======== AVAILABLE DATA

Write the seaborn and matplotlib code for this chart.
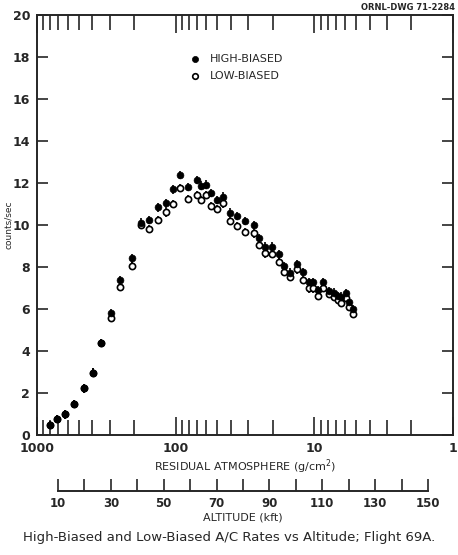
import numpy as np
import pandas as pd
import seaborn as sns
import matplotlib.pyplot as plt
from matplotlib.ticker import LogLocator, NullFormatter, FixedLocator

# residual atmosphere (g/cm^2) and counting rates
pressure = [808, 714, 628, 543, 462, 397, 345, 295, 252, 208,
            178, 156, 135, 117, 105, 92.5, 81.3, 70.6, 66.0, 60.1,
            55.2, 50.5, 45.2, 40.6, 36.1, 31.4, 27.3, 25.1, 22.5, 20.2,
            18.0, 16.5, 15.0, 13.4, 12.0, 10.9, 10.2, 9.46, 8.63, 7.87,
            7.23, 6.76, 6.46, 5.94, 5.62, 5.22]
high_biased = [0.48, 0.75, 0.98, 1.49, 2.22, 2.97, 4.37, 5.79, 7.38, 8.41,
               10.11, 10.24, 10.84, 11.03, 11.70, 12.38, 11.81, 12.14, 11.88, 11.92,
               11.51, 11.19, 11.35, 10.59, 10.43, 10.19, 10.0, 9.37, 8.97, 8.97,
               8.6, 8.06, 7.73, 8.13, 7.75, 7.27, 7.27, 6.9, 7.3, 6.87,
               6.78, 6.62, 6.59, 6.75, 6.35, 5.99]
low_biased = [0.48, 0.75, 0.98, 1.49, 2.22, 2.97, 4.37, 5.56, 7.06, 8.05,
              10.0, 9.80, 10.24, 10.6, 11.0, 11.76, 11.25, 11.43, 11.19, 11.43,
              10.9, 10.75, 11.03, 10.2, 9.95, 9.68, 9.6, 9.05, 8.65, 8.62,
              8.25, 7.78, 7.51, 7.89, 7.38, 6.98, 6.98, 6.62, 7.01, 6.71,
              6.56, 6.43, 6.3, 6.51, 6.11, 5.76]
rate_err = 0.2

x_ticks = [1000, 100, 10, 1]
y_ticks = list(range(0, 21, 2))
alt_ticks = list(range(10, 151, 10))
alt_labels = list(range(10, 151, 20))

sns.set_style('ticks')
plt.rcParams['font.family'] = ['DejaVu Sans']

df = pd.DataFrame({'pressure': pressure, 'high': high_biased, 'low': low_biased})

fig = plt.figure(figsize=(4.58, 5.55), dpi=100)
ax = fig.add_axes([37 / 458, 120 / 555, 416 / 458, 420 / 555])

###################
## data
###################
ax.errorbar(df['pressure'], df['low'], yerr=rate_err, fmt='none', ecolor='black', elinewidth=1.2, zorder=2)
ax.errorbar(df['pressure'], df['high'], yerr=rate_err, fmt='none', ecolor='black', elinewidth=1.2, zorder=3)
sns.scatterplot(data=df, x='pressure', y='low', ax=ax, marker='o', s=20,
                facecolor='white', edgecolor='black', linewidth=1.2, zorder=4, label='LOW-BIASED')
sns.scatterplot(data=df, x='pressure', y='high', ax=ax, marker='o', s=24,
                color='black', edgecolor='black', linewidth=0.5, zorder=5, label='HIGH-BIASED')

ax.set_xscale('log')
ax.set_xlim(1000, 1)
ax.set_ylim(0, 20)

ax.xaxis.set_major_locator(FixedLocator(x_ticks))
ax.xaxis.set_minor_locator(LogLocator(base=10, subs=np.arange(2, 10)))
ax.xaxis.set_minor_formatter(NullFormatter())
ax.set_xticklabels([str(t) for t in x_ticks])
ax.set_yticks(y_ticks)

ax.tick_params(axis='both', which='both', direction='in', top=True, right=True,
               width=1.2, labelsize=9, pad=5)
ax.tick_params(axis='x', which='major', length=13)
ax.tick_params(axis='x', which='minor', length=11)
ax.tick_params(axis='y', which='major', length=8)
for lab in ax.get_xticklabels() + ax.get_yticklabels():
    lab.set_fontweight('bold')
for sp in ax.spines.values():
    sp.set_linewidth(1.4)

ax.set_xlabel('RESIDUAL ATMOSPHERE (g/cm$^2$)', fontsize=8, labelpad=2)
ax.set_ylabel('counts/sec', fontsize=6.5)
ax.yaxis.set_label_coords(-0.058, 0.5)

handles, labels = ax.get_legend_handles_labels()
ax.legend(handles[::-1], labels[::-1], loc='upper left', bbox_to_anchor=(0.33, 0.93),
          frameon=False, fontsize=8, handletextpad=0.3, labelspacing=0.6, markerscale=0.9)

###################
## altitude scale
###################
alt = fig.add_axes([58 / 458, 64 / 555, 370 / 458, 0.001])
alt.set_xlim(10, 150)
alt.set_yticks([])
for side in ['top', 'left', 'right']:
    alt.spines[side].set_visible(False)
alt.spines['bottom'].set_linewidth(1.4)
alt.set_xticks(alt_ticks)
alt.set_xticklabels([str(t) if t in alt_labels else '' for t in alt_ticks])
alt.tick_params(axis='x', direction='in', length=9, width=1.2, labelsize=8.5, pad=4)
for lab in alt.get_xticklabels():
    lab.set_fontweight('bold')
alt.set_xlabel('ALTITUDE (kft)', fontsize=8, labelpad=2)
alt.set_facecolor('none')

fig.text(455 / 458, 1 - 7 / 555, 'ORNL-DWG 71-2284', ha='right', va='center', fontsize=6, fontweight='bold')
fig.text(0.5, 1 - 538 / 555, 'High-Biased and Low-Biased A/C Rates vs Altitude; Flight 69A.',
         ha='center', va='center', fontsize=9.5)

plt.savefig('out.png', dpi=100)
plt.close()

================

WHAT YOU SHOULD DO →
Give the material again exactly as it is, but keep the pictures out.

COMPLETE RESPONSE →
Write the seaborn and matplotlib code for this chart.
import numpy as np
import pandas as pd
import seaborn as sns
import matplotlib.pyplot as plt
from matplotlib.ticker import LogLocator, NullFormatter, FixedLocator

# residual atmosphere (g/cm^2) and counting rates
pressure = [808, 714, 628, 543, 462, 397, 345, 295, 252, 208,
            178, 156, 135, 117, 105, 92.5, 81.3, 70.6, 66.0, 60.1,
            55.2, 50.5, 45.2, 40.6, 36.1, 31.4, 27.3, 25.1, 22.5, 20.2,
            18.0, 16.5, 15.0, 13.4, 12.0, 10.9, 10.2, 9.46, 8.63, 7.87,
            7.23, 6.76, 6.46, 5.94, 5.62, 5.22]
high_biased = [0.48, 0.75, 0.98, 1.49, 2.22, 2.97, 4.37, 5.79, 7.38, 8.41,
               10.11, 10.24, 10.84, 11.03, 11.70, 12.38, 11.81, 12.14, 11.88, 11.92,
               11.51, 11.19, 11.35, 10.59, 10.43, 10.19, 10.0, 9.37, 8.97, 8.97,
               8.6, 8.06, 7.73, 8.13, 7.75, 7.27, 7.27, 6.9, 7.3, 6.87,
               6.78, 6.62, 6.59, 6.75, 6.35, 5.99]
low_biased = [0.48, 0.75, 0.98, 1.49, 2.22, 2.97, 4.37, 5.56, 7.06, 8.05,
              10.0, 9.80, 10.24, 10.6, 11.0, 11.76, 11.25, 11.43, 11.19, 11.43,
              10.9, 10.75, 11.03, 10.2, 9.95, 9.68, 9.6, 9.05, 8.65, 8.62,
              8.25, 7.78, 7.51, 7.89, 7.38, 6.98, 6.98, 6.62, 7.01, 6.71,
              6.56, 6.43, 6.3, 6.51, 6.11, 5.76]
rate_err = 0.2

x_ticks = [1000, 100, 10, 1]
y_ticks = list(range(0, 21, 2))
alt_ticks = list(range(10, 151, 10))
alt_labels = list(range(10, 151, 20))

sns.set_style('ticks')
plt.rcParams['font.family'] = ['DejaVu Sans']

df = pd.DataFrame({'pressure': pressure, 'high': high_biased, 'low': low_biased})

fig = plt.figure(figsize=(4.58, 5.55), dpi=100)
ax = fig.add_axes([37 / 458, 120 / 555, 416 / 458, 420 / 555])

###################
## data
###################
ax.errorbar(df['pressure'], df['low'], yerr=rate_err, fmt='none', ecolor='black', elinewidth=1.2, zorder=2)
ax.errorbar(df['pressure'], df['high'], yerr=rate_err, fmt='none', ecolor='black', elinewidth=1.2, zorder=3)
sns.scatterplot(data=df, x='pressure', y='low', ax=ax, marker='o', s=20,
                facecolor='white', edgecolor='black', linewidth=1.2, zorder=4, label='LOW-BIASED')
sns.scatterplot(data=df, x='pressure', y='high', ax=ax, marker='o', s=24,
                color='black', edgecolor='black', linewidth=0.5, zorder=5, label='HIGH-BIASED')

ax.set_xscale('log')
ax.set_xlim(1000, 1)
ax.set_ylim(0, 20)

ax.xaxis.set_major_locator(FixedLocator(x_ticks))
ax.xaxis.set_minor_locator(LogLocator(base=10, subs=np.arange(2, 10)))
ax.xaxis.set_minor_formatter(NullFormatter())
ax.set_xticklabels([str(t) for t in x_ticks])
ax.set_yticks(y_ticks)

ax.tick_params(axis='both', which='both', direction='in', top=True, right=True,
               width=1.2, labelsize=9, pad=5)
ax.tick_params(axis='x', which='major', length=13)
ax.tick_params(axis='x', which='minor', length=11)
ax.tick_params(axis='y', which='major', length=8)
for lab in ax.get_xticklabels() + ax.get_yticklabels():
    lab.set_fontweight('bold')
for sp in ax.spines.values():
    sp.set_linewidth(1.4)

ax.set_xlabel('RESIDUAL ATMOSPHERE (g/cm$^2$)', fontsize=8, labelpad=2)
ax.set_ylabel('counts/sec', fontsize=6.5)
ax.yaxis.set_label_coords(-0.058, 0.5)

handles, labels = ax.get_legend_handles_labels()
ax.legend(handles[::-1], labels[::-1], loc='upper left', bbox_to_anchor=(0.33, 0.93),
          frameon=False, fontsize=8, handletextpad=0.3, labelspacing=0.6, markerscale=0.9)

###################
## altitude scale
###################
alt = fig.add_axes([58 / 458, 64 / 555, 370 / 458, 0.001])
alt.set_xlim(10, 150)
alt.set_yticks([])
for side in ['top', 'left', 'right']:
    alt.spines[side].set_visible(False)
alt.spines['bottom'].set_linewidth(1.4)
alt.set_xticks(alt_ticks)
alt.set_xticklabels([str(t) if t in alt_labels else '' for t in alt_ticks])
alt.tick_params(axis='x', direction='in', length=9, width=1.2, labelsize=8.5, pad=4)
for lab in alt.get_xticklabels():
    lab.set_fontweight('bold')
alt.set_xlabel('ALTITUDE (kft)', fontsize=8, labelpad=2)
alt.set_facecolor('none')

fig.text(455 / 458, 1 - 7 / 555, 'ORNL-DWG 71-2284', ha='right', va='center', fontsize=6, fontweight='bold')
fig.text(0.5, 1 - 538 / 555, 'High-Biased and Low-Biased A/C Rates vs Altitude; Flight 69A.',
         ha='center', va='center', fontsize=9.5)

plt.savefig('out.png', dpi=100)
plt.close()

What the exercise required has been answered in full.